View attachment 425834
Finally had a chance to run these last night. Indoor range, so didn't try setting up the chronograph. Ran them through my 586, 38 special, CCI500, 3.8 grains of Titegroup. Put them on a paper target at 50 feet. Bullets all seemed to go where I was pointing the gun when I pulled the trigger. Very nice! Not much smoke, but the cool thing is cleanup was super easy. Just a couple swipes with a patch of the cylinder and bore, no leading at all. Sold!
 
An uncle of my wife knows I am starting in reloading and asked me for primers. "Can you spare five".

I handed him 500 LRP and he opened a sleeve, took five individual primers and handed it back to me with a smile. What kind of psychopath am I related to.

I had him take the rest of the 100 pack. I guess he has been Lee Loading the same deer rounds for the past 50 years and loads and shoots 5 a year.
 
I asked the question about .45 small and large primer taking the same load factors. been told lots of times it's the same . At least now I have it in writing straight from Lee, not that I doubted anyones info. .......... Lee Precision, Inc. - 45 ACP large primer load data vs. small primer load data.
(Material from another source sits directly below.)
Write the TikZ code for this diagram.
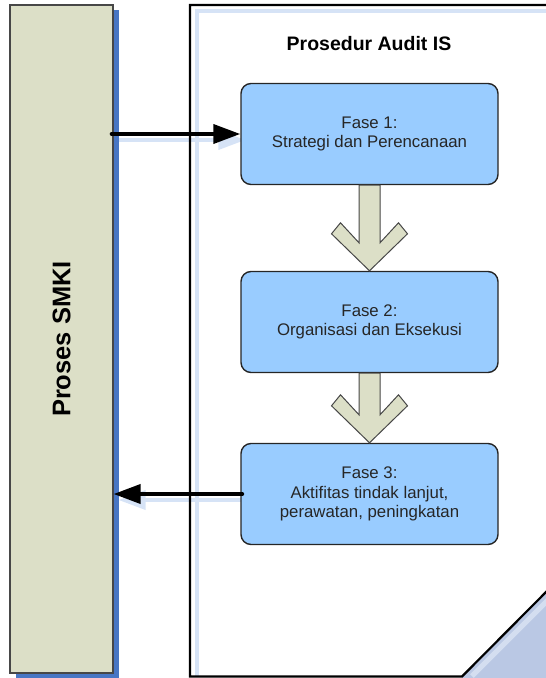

Damn, I must have crushed and tossed couple hundred anyway DOH!!

That has not been my experience. I found the same load that worked just fine in my 1911 with large primers would NOT cycle the action when using small primer brass. I stopped using small primer brass at that point. I wonder though if it would work better with SPM primers, but I'm not wasting them to find out.